──────── RECORDS FOR THIS EXERCISE ────────
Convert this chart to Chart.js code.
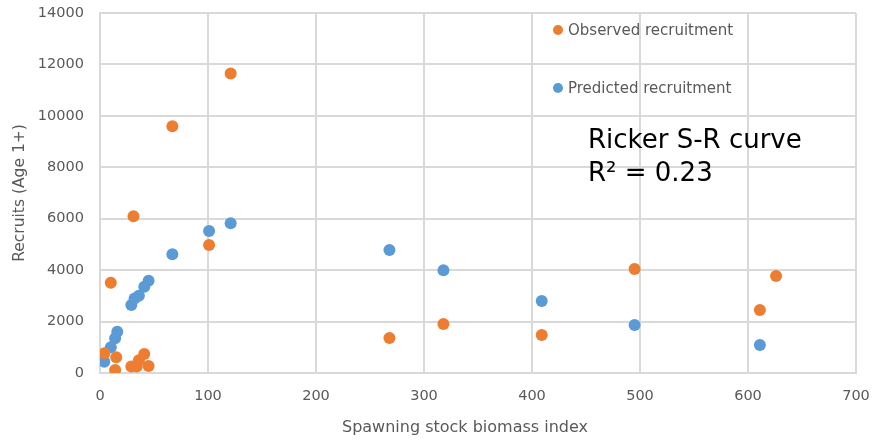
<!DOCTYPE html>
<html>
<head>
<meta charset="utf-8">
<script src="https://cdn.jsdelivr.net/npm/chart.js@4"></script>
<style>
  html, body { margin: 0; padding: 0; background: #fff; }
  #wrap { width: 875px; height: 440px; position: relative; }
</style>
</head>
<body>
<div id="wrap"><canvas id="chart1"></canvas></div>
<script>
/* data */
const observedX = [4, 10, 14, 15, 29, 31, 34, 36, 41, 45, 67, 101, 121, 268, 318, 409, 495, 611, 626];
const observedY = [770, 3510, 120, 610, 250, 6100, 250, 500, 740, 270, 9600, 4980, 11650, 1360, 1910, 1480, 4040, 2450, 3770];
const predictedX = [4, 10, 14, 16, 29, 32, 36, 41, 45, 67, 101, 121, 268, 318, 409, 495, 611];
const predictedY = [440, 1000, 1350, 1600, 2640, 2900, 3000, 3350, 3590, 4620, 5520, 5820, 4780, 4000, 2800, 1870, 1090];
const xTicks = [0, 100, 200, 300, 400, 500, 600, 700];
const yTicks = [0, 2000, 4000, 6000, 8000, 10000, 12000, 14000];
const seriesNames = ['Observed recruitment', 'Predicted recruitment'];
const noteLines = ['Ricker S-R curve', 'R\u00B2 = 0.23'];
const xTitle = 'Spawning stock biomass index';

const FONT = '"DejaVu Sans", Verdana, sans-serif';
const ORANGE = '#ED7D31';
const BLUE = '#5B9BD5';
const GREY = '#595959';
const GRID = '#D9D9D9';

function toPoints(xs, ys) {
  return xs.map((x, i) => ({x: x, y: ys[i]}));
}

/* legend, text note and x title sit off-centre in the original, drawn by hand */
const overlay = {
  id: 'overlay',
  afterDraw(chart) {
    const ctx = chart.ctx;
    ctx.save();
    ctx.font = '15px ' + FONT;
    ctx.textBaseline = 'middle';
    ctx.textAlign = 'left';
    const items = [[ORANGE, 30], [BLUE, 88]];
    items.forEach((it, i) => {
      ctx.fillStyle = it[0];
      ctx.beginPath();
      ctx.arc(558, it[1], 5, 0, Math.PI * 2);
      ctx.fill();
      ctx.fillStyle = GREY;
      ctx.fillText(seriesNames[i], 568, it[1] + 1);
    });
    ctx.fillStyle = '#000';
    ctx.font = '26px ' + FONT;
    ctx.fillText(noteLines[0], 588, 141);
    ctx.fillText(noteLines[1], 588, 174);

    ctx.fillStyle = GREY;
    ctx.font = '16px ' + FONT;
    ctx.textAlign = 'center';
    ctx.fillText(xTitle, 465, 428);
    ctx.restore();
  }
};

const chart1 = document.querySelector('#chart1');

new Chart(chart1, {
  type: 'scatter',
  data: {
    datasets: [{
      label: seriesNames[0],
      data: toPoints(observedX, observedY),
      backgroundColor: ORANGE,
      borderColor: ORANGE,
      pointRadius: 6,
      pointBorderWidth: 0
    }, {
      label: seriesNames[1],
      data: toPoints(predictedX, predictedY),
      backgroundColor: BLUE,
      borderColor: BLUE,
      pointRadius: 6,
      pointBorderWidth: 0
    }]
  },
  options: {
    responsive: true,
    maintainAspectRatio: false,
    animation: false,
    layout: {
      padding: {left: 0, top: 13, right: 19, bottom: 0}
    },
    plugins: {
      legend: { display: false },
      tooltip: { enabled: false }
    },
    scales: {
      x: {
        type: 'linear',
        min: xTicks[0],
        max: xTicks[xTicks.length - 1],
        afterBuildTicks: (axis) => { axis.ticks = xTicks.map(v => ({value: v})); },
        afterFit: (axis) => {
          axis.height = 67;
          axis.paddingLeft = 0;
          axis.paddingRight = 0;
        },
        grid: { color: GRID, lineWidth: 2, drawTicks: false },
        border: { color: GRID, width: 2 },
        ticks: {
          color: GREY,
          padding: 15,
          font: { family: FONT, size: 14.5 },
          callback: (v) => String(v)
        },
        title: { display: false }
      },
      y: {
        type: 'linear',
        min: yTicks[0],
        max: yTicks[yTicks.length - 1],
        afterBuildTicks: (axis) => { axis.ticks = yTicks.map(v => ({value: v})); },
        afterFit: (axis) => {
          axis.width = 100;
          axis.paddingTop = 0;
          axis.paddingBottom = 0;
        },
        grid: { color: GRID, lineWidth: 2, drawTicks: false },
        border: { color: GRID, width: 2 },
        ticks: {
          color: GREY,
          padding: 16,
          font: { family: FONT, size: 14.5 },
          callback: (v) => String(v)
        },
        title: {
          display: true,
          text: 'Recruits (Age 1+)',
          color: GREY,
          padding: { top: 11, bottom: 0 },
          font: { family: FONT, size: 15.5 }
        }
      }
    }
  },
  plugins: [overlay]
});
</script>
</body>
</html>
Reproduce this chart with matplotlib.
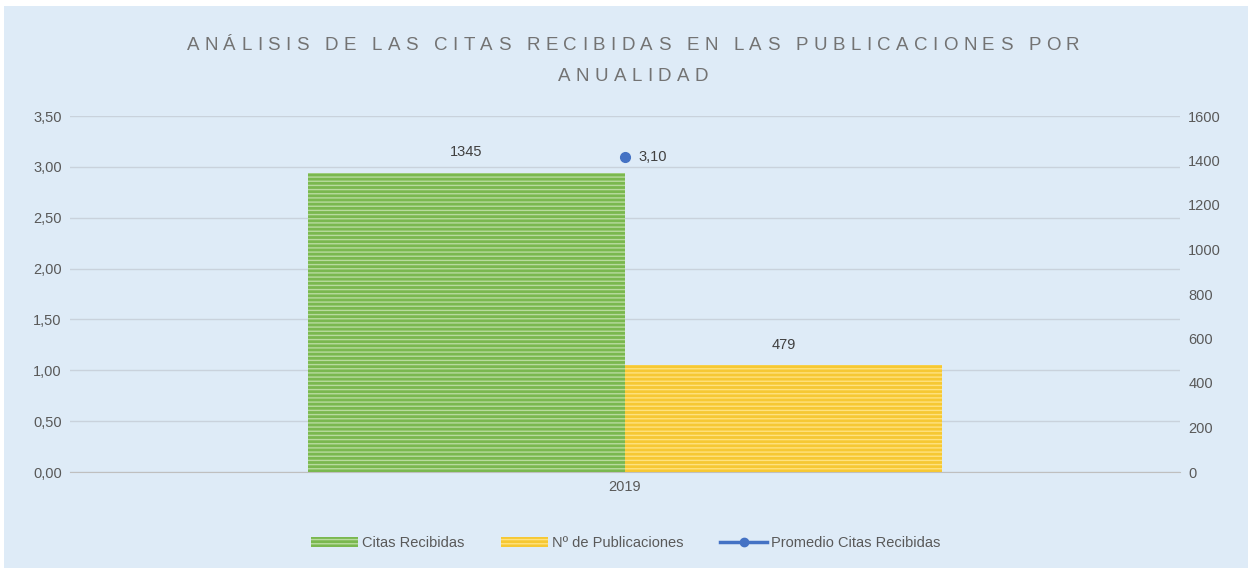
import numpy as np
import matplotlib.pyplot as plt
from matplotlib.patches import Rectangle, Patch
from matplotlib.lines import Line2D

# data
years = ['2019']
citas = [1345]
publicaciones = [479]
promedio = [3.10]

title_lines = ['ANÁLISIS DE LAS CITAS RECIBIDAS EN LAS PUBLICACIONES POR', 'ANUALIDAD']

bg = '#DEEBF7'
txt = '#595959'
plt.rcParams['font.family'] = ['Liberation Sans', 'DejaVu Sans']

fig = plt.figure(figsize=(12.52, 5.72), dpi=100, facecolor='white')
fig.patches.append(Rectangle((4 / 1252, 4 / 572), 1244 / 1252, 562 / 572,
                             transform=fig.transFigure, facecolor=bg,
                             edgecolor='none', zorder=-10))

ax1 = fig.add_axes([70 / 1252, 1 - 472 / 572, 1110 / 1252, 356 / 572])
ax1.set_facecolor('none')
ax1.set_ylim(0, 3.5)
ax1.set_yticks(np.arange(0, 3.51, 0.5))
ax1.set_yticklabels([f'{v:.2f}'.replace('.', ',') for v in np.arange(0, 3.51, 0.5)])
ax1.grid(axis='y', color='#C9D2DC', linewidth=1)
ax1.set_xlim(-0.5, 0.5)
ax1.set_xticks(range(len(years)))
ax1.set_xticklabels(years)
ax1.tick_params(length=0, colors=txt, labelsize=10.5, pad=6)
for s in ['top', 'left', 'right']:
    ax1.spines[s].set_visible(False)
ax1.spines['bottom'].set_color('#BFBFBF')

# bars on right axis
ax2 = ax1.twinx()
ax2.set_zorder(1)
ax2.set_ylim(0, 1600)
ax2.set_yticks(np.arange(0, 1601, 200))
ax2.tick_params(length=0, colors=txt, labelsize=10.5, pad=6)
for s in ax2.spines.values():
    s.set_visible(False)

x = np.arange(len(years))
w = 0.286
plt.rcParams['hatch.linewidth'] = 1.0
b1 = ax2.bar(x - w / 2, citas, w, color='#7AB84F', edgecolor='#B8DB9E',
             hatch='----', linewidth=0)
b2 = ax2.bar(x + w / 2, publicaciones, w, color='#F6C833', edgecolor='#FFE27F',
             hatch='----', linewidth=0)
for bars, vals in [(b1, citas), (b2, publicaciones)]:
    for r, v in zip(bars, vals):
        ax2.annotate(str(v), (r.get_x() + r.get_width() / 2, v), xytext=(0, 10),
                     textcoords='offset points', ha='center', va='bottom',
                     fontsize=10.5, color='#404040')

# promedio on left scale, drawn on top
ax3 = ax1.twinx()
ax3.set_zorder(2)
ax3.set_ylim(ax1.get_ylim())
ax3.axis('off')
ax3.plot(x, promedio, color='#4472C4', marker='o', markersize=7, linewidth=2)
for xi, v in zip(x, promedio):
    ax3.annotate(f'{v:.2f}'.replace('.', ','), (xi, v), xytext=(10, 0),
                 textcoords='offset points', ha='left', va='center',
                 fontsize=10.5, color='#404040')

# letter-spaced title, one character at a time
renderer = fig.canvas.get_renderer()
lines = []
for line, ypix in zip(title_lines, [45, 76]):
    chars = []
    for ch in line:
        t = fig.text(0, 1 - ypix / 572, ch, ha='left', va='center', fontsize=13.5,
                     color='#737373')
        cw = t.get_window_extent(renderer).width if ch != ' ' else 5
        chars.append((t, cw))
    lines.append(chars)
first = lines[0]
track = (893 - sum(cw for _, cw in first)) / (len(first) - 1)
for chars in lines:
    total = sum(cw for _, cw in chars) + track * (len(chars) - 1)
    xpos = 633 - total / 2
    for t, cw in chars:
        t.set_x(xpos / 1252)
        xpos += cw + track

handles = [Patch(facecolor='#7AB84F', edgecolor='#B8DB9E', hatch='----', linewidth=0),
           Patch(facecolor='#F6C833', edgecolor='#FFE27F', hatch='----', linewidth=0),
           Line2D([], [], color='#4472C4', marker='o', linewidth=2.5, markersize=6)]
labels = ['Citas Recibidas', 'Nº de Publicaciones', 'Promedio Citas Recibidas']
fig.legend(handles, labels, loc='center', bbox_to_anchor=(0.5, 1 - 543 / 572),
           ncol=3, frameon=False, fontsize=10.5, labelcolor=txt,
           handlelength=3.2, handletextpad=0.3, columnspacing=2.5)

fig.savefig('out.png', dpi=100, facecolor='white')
────────
◆ **TASK**
Go to the line that contains "Reproduce this chart with matplotlib." and copy from there down to the line that contains "edgecolor='none', zorder=-10))", with both lines included. Pass over the pictures.

◆ **OUTPUT FOR THIS EXERCISE**
Reproduce this chart with matplotlib.
import numpy as np
import matplotlib.pyplot as plt
from matplotlib.patches import Rectangle, Patch
from matplotlib.lines import Line2D

# data
years = ['2019']
citas = [1345]
publicaciones = [479]
promedio = [3.10]

title_lines = ['ANÁLISIS DE LAS CITAS RECIBIDAS EN LAS PUBLICACIONES POR', 'ANUALIDAD']

bg = '#DEEBF7'
txt = '#595959'
plt.rcParams['font.family'] = ['Liberation Sans', 'DejaVu Sans']

fig = plt.figure(figsize=(12.52, 5.72), dpi=100, facecolor='white')
fig.patches.append(Rectangle((4 / 1252, 4 / 572), 1244 / 1252, 562 / 572,
                             transform=fig.transFigure, facecolor=bg,
                             edgecolor='none', zorder=-10))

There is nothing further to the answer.